La precisión al esquivar baches y tomar las curvas era mi orgullo. Mi aeronave volaba suave y silenciosa, mis pasajeros no advertían lo cerrado de las maniobras por ir entretenidos en amena charla o en siestas despreocupadas. Mi concentración al manejar ya era costumbre entre el pasaje. La tripulación, ubicada en el asiento del copiloto, era la encargada de disculpar ante los nuevos viajeros mi indiferencia profesional.
Su delicada labor incluía el estar atenta al radar y emitir la advertencia de: ¡Aguas! ante cualquier situación de peligro, real o imaginario. Aunque muy útil, en ocasiones, el sistema era muy sensible a cualquier niño, viejito o perro que intentase cruzar la calle a tres cuadras de distancia. Confieso que era un tanto molesto, pero en cuanto a seguridad aeronáutica, no se debe dudar al exagerar la cautela.
Lluvias torrenciales, granizos, neblinas o vientos, nunca fueron impedimento para remontar el vuelo. Mientras otras naves decidían esperar por condiciones más favorables, mi seguridad al mando, sin contar con mi orgullo, me impedía desistir. Tanto la tripulación como los pasajeros no disimulaban expresiones de espanto. Ante ninguna de ellas me arredré jamás.

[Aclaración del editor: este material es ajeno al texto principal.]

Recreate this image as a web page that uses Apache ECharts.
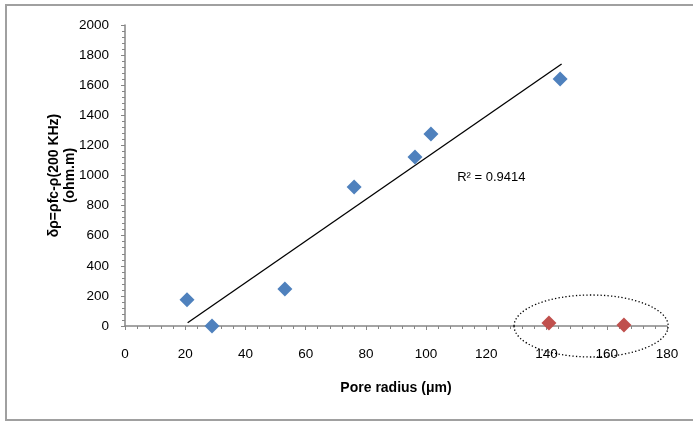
<!DOCTYPE html>
<html>
<head>
<meta charset="utf-8">
<script src="https://cdn.jsdelivr.net/npm/echarts@6/dist/echarts.min.js"></script>
<style>
html,body{margin:0;padding:0;background:#fff;}
#frame{position:absolute;left:5px;top:4px;width:700px;height:417px;border:2px solid #a0a0a0;box-sizing:border-box;}
#chart{position:absolute;left:0;top:0;width:693px;height:422px;}
</style>
</head>
<body>
<div id="frame"></div>
<div id="chart"></div>
<script>
// Data
const blueX = [20.6, 28.9, 53.1, 76.1, 96.3, 101.6, 144.5];
const blueY = [175, 0, 246, 924, 1123, 1276, 1641];
const redX = [140.8, 165.7];
const redY = [20, 7];
const trendX = [20.8, 145];
const trendY = [22, 1741];
const xTicks = [0, 20, 40, 60, 80, 100, 120, 140, 160, 180];
const yTicks = [0, 200, 400, 600, 800, 1000, 1200, 1400, 1600, 1800, 2000];
const ellipseCenter = [154.8, 0];
const ellipseRadius = [25.6, 206];
const r2Label = 'R² = 0.9414';
const r2Pos = [110.3, 990];

const font = 'Liberation Sans';
const axisColor = '#868686';
const zip = (a, b) => a.map((v, i) => [v, b[i]]);

const chart = echarts.init(document.getElementById('chart'), null, {renderer: 'canvas'});
const option = {
  animation: false,
  backgroundColor: 'transparent',
  grid: {left: 125, right: 26, top: 25, bottom: 96, containLabel: false},
  xAxis: {
    type: 'value', min: xTicks[0], max: xTicks[xTicks.length - 1], interval: 20,
    name: 'Pore radius (μm)', nameLocation: 'middle', nameGap: 55,
    nameTextStyle: {fontFamily: font, fontSize: 14, fontWeight: 'bold', color: '#000'},
    axisLine: {show: true, onZero: false, lineStyle: {color: axisColor, width: 1.5}},
    axisTick: {show: true, inside: false, length: 4, lineStyle: {color: axisColor}},
    minorTick: {show: true, splitNumber: 5, length: 3, lineStyle: {color: axisColor}},
    axisLabel: {fontFamily: font, fontSize: 13.5, color: '#000', margin: 21},
    splitLine: {show: false}
  },
  yAxis: {
    type: 'value', min: yTicks[0], max: yTicks[yTicks.length - 1], interval: 200,
    name: 'δρ=ρfc-ρ(200 KHz)\n(ohm.m)', nameLocation: 'middle', nameGap: 47, nameMoveOverlap: false,
    nameTextStyle: {fontFamily: font, fontSize: 14, fontWeight: 'bold', color: '#000', lineHeight: 16},
    axisLine: {show: true, lineStyle: {color: axisColor, width: 1.5}},
    axisTick: {show: true, inside: false, length: 4, lineStyle: {color: axisColor}},
    minorTick: {show: true, splitNumber: 5, length: 3, lineStyle: {color: axisColor}},
    axisLabel: {fontFamily: font, fontSize: 13.5, color: '#000', margin: 16, formatter: v => String(v)},
    splitLine: {show: false}
  },
  series: [
    {
      type: 'line', data: zip(trendX, trendY), symbol: 'none',
      lineStyle: {color: '#000', width: 1.3}, z: 2
    },
    {
      type: 'scatter', data: zip(blueX, blueY), symbol: 'diamond', symbolSize: 15,
      itemStyle: {color: '#4F81BD', opacity: 1}, z: 3
    },
    {
      type: 'scatter', data: zip(redX, redY), symbol: 'diamond', symbolSize: 15,
      itemStyle: {color: '#C0504D', opacity: 1}, z: 3
    }
  ]
};
chart.setOption(option);

function drawAnnotations() {
  const c = chart.convertToPixel({gridIndex: 0}, ellipseCenter);
  const e = chart.convertToPixel({gridIndex: 0}, [ellipseCenter[0] + ellipseRadius[0], ellipseCenter[1] + ellipseRadius[1]]);
  const t = chart.convertToPixel({gridIndex: 0}, r2Pos);
  chart.setOption({
    graphic: [
      {
        type: 'ellipse', z: 10,
        shape: {cx: c[0], cy: c[1], rx: Math.abs(e[0] - c[0]), ry: Math.abs(c[1] - e[1])},
        style: {fill: 'none', stroke: '#000', lineWidth: 1.3, lineDash: [1.3, 2.2]}
      },
      {
        type: 'text', z: 10, x: t[0], y: t[1],
        style: {text: r2Label, fontFamily: font, fontSize: 13, fill: '#000', textVerticalAlign: 'middle'}
      }
    ]
  });
}
drawAnnotations();
</script>
</body>
</html>
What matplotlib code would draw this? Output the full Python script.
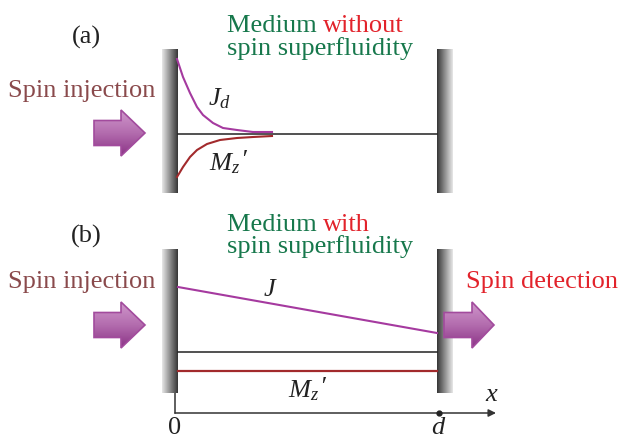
import numpy as np
import matplotlib
matplotlib.use("Agg")
import matplotlib.pyplot as plt
from matplotlib.patches import Polygon

plt.rcParams["font.family"] = "Liberation Serif"
plt.rcParams["mathtext.fontset"] = "custom"
plt.rcParams["mathtext.rm"] = "Liberation Serif"
plt.rcParams["mathtext.it"] = "Liberation Serif:italic"

# canvas is laid out in pixel units of the 621x440 picture (y grows downward)
X_LEFT, X_RIGHT = 178, 437          # inner faces of the two walls (x = 0 and x = d)
WALL_W = 16
PANEL_TOP = [49, 249]               # wall tops for (a), (b)
PANEL_BOT = [193, 393]

# (a) decaying profiles
decay_x = [177, 183, 190, 197, 203, 213, 223, 237, 253, 272]
jd_y = [59, 77, 93, 107, 115, 123, 128, 130, 132, 132]
mz_x = [177, 183, 190, 197, 207, 220, 237, 253, 272]
mz_y = [177, 167, 157, 150, 144, 140, 138, 137, 136]
baseline_a = 134

# (b) linear current and flat magnetisation
j_line_x = [178, 437]
j_line_y = [287, 333]
baseline_b = 352
mz_flat_y = 371

# spin arrows: (left x, neck x, tip x, centre y)
arrows = [(94, 121, 145, 133), (94, 121, 145, 325), (444, 472, 494, 325)]

C_GREEN = "#17784c"
C_RED = "#e2232b"
C_BROWN = "#8a4a4c"
C_J = "#a53a9f"
C_M = "#a22a2c"
C_TXT = "#222222"

fig = plt.figure(figsize=(6.21, 4.40), dpi=100)
ax = fig.add_axes([0, 0, 1, 1])
ax.set_xlim(0, 621)
ax.set_ylim(440, 0)
ax.axis("off")

# walls with shading, dark side towards the medium
grad = np.linspace(0.90, 0.22, 32).reshape(1, -1)
for top, bot in zip(PANEL_TOP, PANEL_BOT):
    ax.imshow(grad, cmap="gray", vmin=0, vmax=1, aspect="auto",
              extent=(X_LEFT - WALL_W, X_LEFT, bot, top), zorder=2)
    ax.imshow(grad[:, ::-1], cmap="gray", vmin=0, vmax=1, aspect="auto",
              extent=(X_RIGHT, X_RIGHT + WALL_W, bot, top), zorder=2)

# (a)
ax.plot([X_LEFT, X_RIGHT], [baseline_a, baseline_a], color=C_TXT, lw=1.1, zorder=3)
ax.plot(decay_x, jd_y, color=C_J, lw=1.5, zorder=3)
ax.plot(mz_x, mz_y, color=C_M, lw=1.5, zorder=3)

# (b)
ax.plot(j_line_x, j_line_y, color=C_J, lw=1.5, zorder=3)
ax.plot([X_LEFT, X_RIGHT], [baseline_b, baseline_b], color=C_TXT, lw=1.1, zorder=3)
ax.plot([X_LEFT, X_RIGHT], [mz_flat_y, mz_flat_y], color=C_M, lw=1.6, zorder=3)

# x axis under panel (b)
axis_y = 413
ax.plot([175, 175], [PANEL_BOT[1], axis_y], color="#333333", lw=1.1, zorder=1)
ax.annotate("", xy=(496, axis_y), xytext=(175, axis_y),
            arrowprops=dict(arrowstyle="-|>", color="#333333", lw=1.1,
                            mutation_scale=11, shrinkA=0, shrinkB=0))
ax.plot([X_RIGHT + 2], [axis_y], "o", color=C_TXT, ms=3.5, zorder=4)

# fat gradient arrows
arrow_grad = np.linspace(0.0, 1.0, 64).reshape(-1, 1)
cmap_arrow = matplotlib.colors.LinearSegmentedColormap.from_list(
    "arr", ["#cf97cb", "#b36cae", "#8b3486"])
for x0, xn, xt, yc in arrows:
    hb, hh = 12.5, 23
    pts = [(x0, yc - hb), (xn, yc - hb), (xn, yc - hh), (xt, yc),
           (xn, yc + hh), (xn, yc + hb), (x0, yc + hb)]
    poly = Polygon(pts, closed=True, facecolor="none", edgecolor="#a24b9d",
                   lw=1.2, zorder=6)
    ax.add_patch(poly)
    im = ax.imshow(arrow_grad, cmap=cmap_arrow, aspect="auto",
                   extent=(x0, xt, yc + hh, yc - hh), zorder=5)
    im.set_clip_path(poly)

# texts
fs = 19
ax.text(86, 44, "(a)", fontsize=fs, ha="center", va="baseline", color=C_TXT)
ax.text(86, 243, "(b)", fontsize=fs, ha="center", va="baseline", color=C_TXT)

for y1, y2, word in [(32, 55, "without"), (231, 253, "with")]:
    t1 = ax.text(227, y1, "Medium ", fontsize=fs, ha="left", va="baseline", color=C_GREEN)
    fig.canvas.draw()
    bb = t1.get_window_extent().transformed(ax.transData.inverted())
    ax.text(bb.x1, y1, word, fontsize=fs, ha="left", va="baseline", color=C_RED)
    ax.text(227, y2, "spin superfluidity", fontsize=fs, ha="left", va="baseline", color=C_GREEN)

ax.text(8, 97, "Spin injection", fontsize=fs, ha="left", va="baseline", color=C_BROWN)
ax.text(8, 288, "Spin injection", fontsize=fs, ha="left", va="baseline", color=C_BROWN)
ax.text(466, 288, "Spin detection", fontsize=fs, ha="left", va="baseline", color=C_RED)

# symbol labels; primes drawn separately so they come out as large as in the reference
ax.text(208, 105, r"$J_d$", fontsize=fs, ha="left", va="baseline", color=C_TXT)
ax.text(263, 296, r"$J$", fontsize=fs, ha="left", va="baseline", color=C_TXT)
for mx, my in [(209, 170), (288, 397)]:
    ax.text(mx, my, r"$M_z$", fontsize=fs, ha="left", va="baseline", color=C_TXT)
    ax.text(mx + 31, my - 3, "\u2032", fontsize=fs, ha="left", va="baseline",
            color=C_TXT, style="italic", family=["Liberation Serif", "DejaVu Serif"])

ax.text(175, 434, "0", fontsize=fs, ha="center", va="baseline", color=C_TXT)
ax.text(439, 434, r"$d$", fontsize=fs, ha="center", va="baseline", color=C_TXT)
ax.text(492, 401, r"$x$", fontsize=fs, ha="center", va="baseline", color=C_TXT)

fig.savefig("out.png", dpi=100)
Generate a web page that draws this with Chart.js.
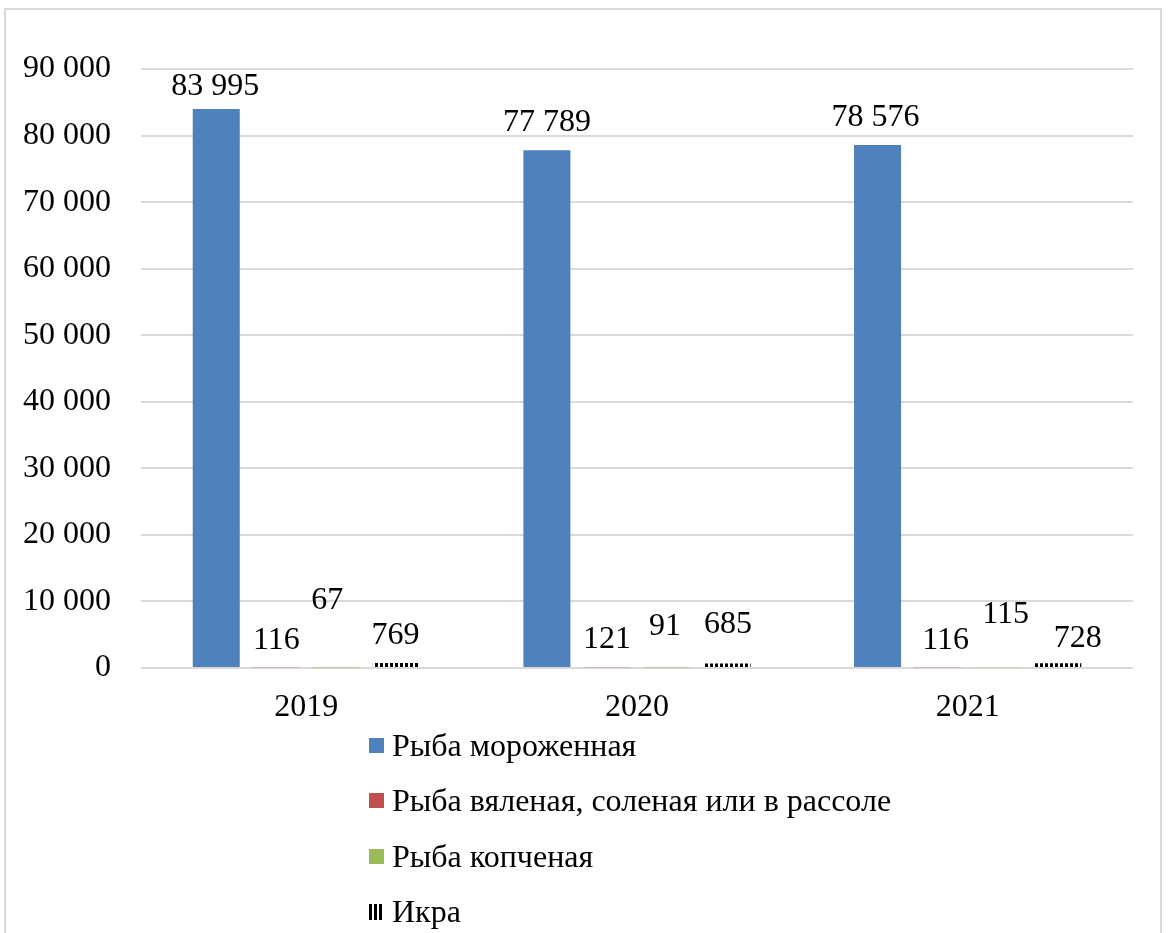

Los vuelos con escalas no eran mis favoritos, pero la atención que me caracteriza, me aconsejaba aprovechar para repostar los niveles de la nave mientras mis pasajeros bajaban al baño, y a su vez, reabastecerse de refrescos y viandas chilosas.
Los nuevos sistemas de geo localización han venido a completar mi fantasía. No dudé ni por un momento en invertir en la compra de uno de los primeros que salió al mercado. Aunque no tan exacto como los actuales, era el instrumento ideal para la navegación. Tan inexacto era, que en alguna ocasión, el aparato me llevó por una ruta equivocada. Al llegar a un panteón me indicó: “Ha llegado a su destino”. Y antes de que anunciara: “Recalculando”, mi copiloto despampanante ya había ordenado: “Tira esa porquería”.
Víctima de sus burlas y depositario de las especulaciones emitidas al respecto de mi salud mental, pondré fin a este relato. Sepan que la ilusión de pilotar un avión no está en mis planes; le tengo pavor a las alturas. Pero en mis delirios de piloto, que no son diarios ni constantes, convertir al auto en una poderosa nave, ha hecho de algunos de mis aburridos viajes, una experiencia mucho más divertida.